▶ [Your goal]
Would you quote every entry exactly, dropping only the pictures?

▶ [Record list]

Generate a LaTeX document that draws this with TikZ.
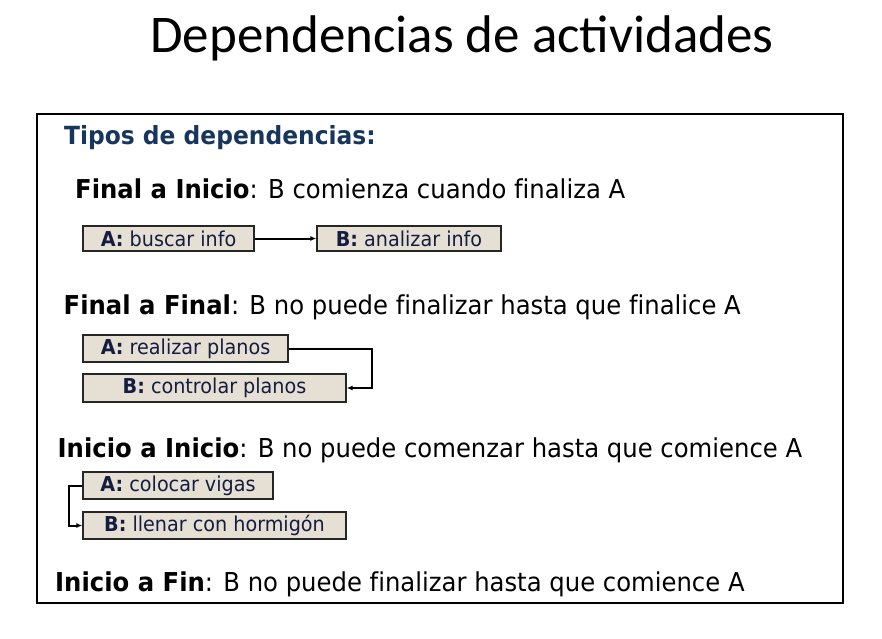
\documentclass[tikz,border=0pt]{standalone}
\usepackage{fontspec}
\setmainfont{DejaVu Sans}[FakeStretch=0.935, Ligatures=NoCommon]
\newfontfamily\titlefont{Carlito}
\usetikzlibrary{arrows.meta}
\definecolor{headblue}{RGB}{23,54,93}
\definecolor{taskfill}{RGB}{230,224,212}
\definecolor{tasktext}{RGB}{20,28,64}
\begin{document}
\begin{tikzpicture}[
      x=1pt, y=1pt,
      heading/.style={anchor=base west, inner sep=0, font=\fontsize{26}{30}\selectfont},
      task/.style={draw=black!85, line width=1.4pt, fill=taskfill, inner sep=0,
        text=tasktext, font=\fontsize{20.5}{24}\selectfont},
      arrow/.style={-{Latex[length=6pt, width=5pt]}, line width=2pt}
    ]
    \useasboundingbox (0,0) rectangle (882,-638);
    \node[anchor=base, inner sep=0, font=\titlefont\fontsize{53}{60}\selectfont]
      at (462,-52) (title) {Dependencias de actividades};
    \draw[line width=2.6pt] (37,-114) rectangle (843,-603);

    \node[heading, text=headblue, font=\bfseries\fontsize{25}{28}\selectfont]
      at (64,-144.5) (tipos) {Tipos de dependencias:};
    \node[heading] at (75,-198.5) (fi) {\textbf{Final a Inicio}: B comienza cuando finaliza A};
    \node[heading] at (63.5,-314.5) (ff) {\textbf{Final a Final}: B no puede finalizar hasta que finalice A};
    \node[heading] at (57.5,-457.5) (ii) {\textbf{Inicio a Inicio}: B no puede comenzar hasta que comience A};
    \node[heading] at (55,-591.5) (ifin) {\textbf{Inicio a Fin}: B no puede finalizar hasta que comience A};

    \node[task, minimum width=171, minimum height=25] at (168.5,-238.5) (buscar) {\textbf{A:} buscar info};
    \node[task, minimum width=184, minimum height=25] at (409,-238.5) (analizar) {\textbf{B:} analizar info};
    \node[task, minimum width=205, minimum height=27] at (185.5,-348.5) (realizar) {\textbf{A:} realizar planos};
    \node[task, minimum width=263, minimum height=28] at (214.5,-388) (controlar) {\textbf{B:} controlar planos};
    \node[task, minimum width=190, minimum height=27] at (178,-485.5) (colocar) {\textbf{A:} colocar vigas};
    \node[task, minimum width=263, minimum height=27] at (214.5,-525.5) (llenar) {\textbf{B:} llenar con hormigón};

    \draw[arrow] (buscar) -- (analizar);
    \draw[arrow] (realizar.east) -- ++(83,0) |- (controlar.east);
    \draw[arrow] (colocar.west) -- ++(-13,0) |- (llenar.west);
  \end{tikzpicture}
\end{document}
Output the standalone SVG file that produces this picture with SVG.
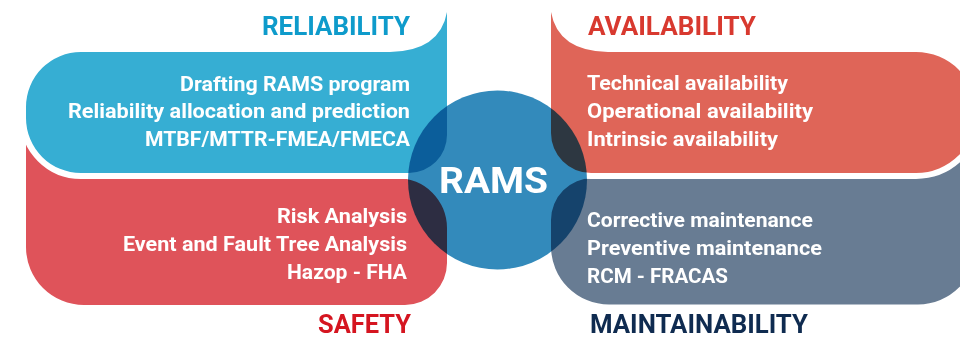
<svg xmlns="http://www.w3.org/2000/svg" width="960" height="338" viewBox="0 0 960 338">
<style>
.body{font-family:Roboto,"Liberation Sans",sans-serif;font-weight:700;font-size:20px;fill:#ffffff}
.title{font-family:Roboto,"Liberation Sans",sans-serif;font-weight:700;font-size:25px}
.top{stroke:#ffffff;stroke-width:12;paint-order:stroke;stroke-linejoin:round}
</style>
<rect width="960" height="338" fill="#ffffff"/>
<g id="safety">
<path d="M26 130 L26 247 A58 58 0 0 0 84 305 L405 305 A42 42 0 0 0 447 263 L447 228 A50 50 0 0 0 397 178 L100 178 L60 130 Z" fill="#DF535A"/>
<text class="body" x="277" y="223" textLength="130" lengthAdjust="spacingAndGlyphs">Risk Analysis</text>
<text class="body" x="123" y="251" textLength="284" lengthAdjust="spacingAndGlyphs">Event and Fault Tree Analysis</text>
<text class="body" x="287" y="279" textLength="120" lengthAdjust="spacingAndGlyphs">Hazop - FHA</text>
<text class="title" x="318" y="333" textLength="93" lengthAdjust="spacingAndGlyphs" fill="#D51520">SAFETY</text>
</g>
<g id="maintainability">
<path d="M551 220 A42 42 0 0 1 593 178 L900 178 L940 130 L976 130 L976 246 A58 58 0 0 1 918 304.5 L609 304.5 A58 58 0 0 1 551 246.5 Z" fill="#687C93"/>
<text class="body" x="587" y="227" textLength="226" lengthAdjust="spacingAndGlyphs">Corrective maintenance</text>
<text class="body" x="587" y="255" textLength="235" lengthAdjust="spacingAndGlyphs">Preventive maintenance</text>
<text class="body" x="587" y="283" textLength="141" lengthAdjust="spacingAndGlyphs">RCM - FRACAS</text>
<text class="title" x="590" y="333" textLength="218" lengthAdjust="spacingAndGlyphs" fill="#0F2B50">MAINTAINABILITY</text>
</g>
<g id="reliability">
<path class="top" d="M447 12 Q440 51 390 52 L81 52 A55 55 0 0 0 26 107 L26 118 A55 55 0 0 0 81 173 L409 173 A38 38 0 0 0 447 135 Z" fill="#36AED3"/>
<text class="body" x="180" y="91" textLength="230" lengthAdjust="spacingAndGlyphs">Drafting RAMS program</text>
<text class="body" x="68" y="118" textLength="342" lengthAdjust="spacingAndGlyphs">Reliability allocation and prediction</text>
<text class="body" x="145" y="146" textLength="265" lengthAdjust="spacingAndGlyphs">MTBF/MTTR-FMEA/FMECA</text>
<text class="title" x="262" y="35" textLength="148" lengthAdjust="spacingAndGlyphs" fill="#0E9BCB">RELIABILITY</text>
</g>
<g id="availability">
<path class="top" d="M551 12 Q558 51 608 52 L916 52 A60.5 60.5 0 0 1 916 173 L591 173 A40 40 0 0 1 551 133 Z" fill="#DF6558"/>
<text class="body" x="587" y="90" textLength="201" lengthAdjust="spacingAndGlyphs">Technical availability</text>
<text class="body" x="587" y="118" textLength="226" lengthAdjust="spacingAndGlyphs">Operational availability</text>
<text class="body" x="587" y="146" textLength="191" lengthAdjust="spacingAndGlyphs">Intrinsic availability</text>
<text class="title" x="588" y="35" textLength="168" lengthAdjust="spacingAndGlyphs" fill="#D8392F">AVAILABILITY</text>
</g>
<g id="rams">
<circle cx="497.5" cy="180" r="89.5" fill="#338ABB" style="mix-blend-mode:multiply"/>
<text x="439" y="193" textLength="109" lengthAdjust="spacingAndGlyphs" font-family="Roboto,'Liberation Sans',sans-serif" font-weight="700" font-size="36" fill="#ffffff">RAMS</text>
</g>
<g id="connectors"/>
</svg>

▶ [Exercise answer]
Generate a LaTeX document that draws this with TikZ.
\documentclass[tikz,border=0pt]{standalone}
\usepackage{fontspec}
\setmainfont{DejaVu Sans}[FakeStretch=0.935, Ligatures=NoCommon]
\newfontfamily\titlefont{Carlito}
\usetikzlibrary{arrows.meta}
\definecolor{headblue}{RGB}{23,54,93}
\definecolor{taskfill}{RGB}{230,224,212}
\definecolor{tasktext}{RGB}{20,28,64}
\begin{document}
\begin{tikzpicture}[
      x=1pt, y=1pt,
      heading/.style={anchor=base west, inner sep=0, font=\fontsize{26}{30}\selectfont},
      task/.style={draw=black!85, line width=1.4pt, fill=taskfill, inner sep=0,
        text=tasktext, font=\fontsize{20.5}{24}\selectfont},
      arrow/.style={-{Latex[length=6pt, width=5pt]}, line width=2pt}
    ]
    \useasboundingbox (0,0) rectangle (882,-638);
    \node[anchor=base, inner sep=0, font=\titlefont\fontsize{53}{60}\selectfont]
      at (462,-52) (title) {Dependencias de actividades};
    \draw[line width=2.6pt] (37,-114) rectangle (843,-603);

    \node[heading, text=headblue, font=\bfseries\fontsize{25}{28}\selectfont]
      at (64,-144.5) (tipos) {Tipos de dependencias:};
    \node[heading] at (75,-198.5) (fi) {\textbf{Final a Inicio}: B comienza cuando finaliza A};
    \node[heading] at (63.5,-314.5) (ff) {\textbf{Final a Final}: B no puede finalizar hasta que finalice A};
    \node[heading] at (57.5,-457.5) (ii) {\textbf{Inicio a Inicio}: B no puede comenzar hasta que comience A};
    \node[heading] at (55,-591.5) (ifin) {\textbf{Inicio a Fin}: B no puede finalizar hasta que comience A};

    \node[task, minimum width=171, minimum height=25] at (168.5,-238.5) (buscar) {\textbf{A:} buscar info};
    \node[task, minimum width=184, minimum height=25] at (409,-238.5) (analizar) {\textbf{B:} analizar info};
    \node[task, minimum width=205, minimum height=27] at (185.5,-348.5) (realizar) {\textbf{A:} realizar planos};
    \node[task, minimum width=263, minimum height=28] at (214.5,-388) (controlar) {\textbf{B:} controlar planos};
    \node[task, minimum width=190, minimum height=27] at (178,-485.5) (colocar) {\textbf{A:} colocar vigas};
    \node[task, minimum width=263, minimum height=27] at (214.5,-525.5) (llenar) {\textbf{B:} llenar con hormigón};

    \draw[arrow] (buscar) -- (analizar);
    \draw[arrow] (realizar.east) -- ++(83,0) |- (controlar.east);
    \draw[arrow] (colocar.west) -- ++(-13,0) |- (llenar.west);
  \end{tikzpicture}
\end{document}
Output the standalone SVG file that produces this picture with SVG.
<svg xmlns="http://www.w3.org/2000/svg" width="960" height="338" viewBox="0 0 960 338">
<style>
.body{font-family:Roboto,"Liberation Sans",sans-serif;font-weight:700;font-size:20px;fill:#ffffff}
.title{font-family:Roboto,"Liberation Sans",sans-serif;font-weight:700;font-size:25px}
.top{stroke:#ffffff;stroke-width:12;paint-order:stroke;stroke-linejoin:round}
</style>
<rect width="960" height="338" fill="#ffffff"/>
<g id="safety">
<path d="M26 130 L26 247 A58 58 0 0 0 84 305 L405 305 A42 42 0 0 0 447 263 L447 228 A50 50 0 0 0 397 178 L100 178 L60 130 Z" fill="#DF535A"/>
<text class="body" x="277" y="223" textLength="130" lengthAdjust="spacingAndGlyphs">Risk Analysis</text>
<text class="body" x="123" y="251" textLength="284" lengthAdjust="spacingAndGlyphs">Event and Fault Tree Analysis</text>
<text class="body" x="287" y="279" textLength="120" lengthAdjust="spacingAndGlyphs">Hazop - FHA</text>
<text class="title" x="318" y="333" textLength="93" lengthAdjust="spacingAndGlyphs" fill="#D51520">SAFETY</text>
</g>
<g id="maintainability">
<path d="M551 220 A42 42 0 0 1 593 178 L900 178 L940 130 L976 130 L976 246 A58 58 0 0 1 918 304.5 L609 304.5 A58 58 0 0 1 551 246.5 Z" fill="#687C93"/>
<text class="body" x="587" y="227" textLength="226" lengthAdjust="spacingAndGlyphs">Corrective maintenance</text>
<text class="body" x="587" y="255" textLength="235" lengthAdjust="spacingAndGlyphs">Preventive maintenance</text>
<text class="body" x="587" y="283" textLength="141" lengthAdjust="spacingAndGlyphs">RCM - FRACAS</text>
<text class="title" x="590" y="333" textLength="218" lengthAdjust="spacingAndGlyphs" fill="#0F2B50">MAINTAINABILITY</text>
</g>
<g id="reliability">
<path class="top" d="M447 12 Q440 51 390 52 L81 52 A55 55 0 0 0 26 107 L26 118 A55 55 0 0 0 81 173 L409 173 A38 38 0 0 0 447 135 Z" fill="#36AED3"/>
<text class="body" x="180" y="91" textLength="230" lengthAdjust="spacingAndGlyphs">Drafting RAMS program</text>
<text class="body" x="68" y="118" textLength="342" lengthAdjust="spacingAndGlyphs">Reliability allocation and prediction</text>
<text class="body" x="145" y="146" textLength="265" lengthAdjust="spacingAndGlyphs">MTBF/MTTR-FMEA/FMECA</text>
<text class="title" x="262" y="35" textLength="148" lengthAdjust="spacingAndGlyphs" fill="#0E9BCB">RELIABILITY</text>
</g>
<g id="availability">
<path class="top" d="M551 12 Q558 51 608 52 L916 52 A60.5 60.5 0 0 1 916 173 L591 173 A40 40 0 0 1 551 133 Z" fill="#DF6558"/>
<text class="body" x="587" y="90" textLength="201" lengthAdjust="spacingAndGlyphs">Technical availability</text>
<text class="body" x="587" y="118" textLength="226" lengthAdjust="spacingAndGlyphs">Operational availability</text>
<text class="body" x="587" y="146" textLength="191" lengthAdjust="spacingAndGlyphs">Intrinsic availability</text>
<text class="title" x="588" y="35" textLength="168" lengthAdjust="spacingAndGlyphs" fill="#D8392F">AVAILABILITY</text>
</g>
<g id="rams">
<circle cx="497.5" cy="180" r="89.5" fill="#338ABB" style="mix-blend-mode:multiply"/>
<text x="439" y="193" textLength="109" lengthAdjust="spacingAndGlyphs" font-family="Roboto,'Liberation Sans',sans-serif" font-weight="700" font-size="36" fill="#ffffff">RAMS</text>
</g>
<g id="connectors"/>
</svg>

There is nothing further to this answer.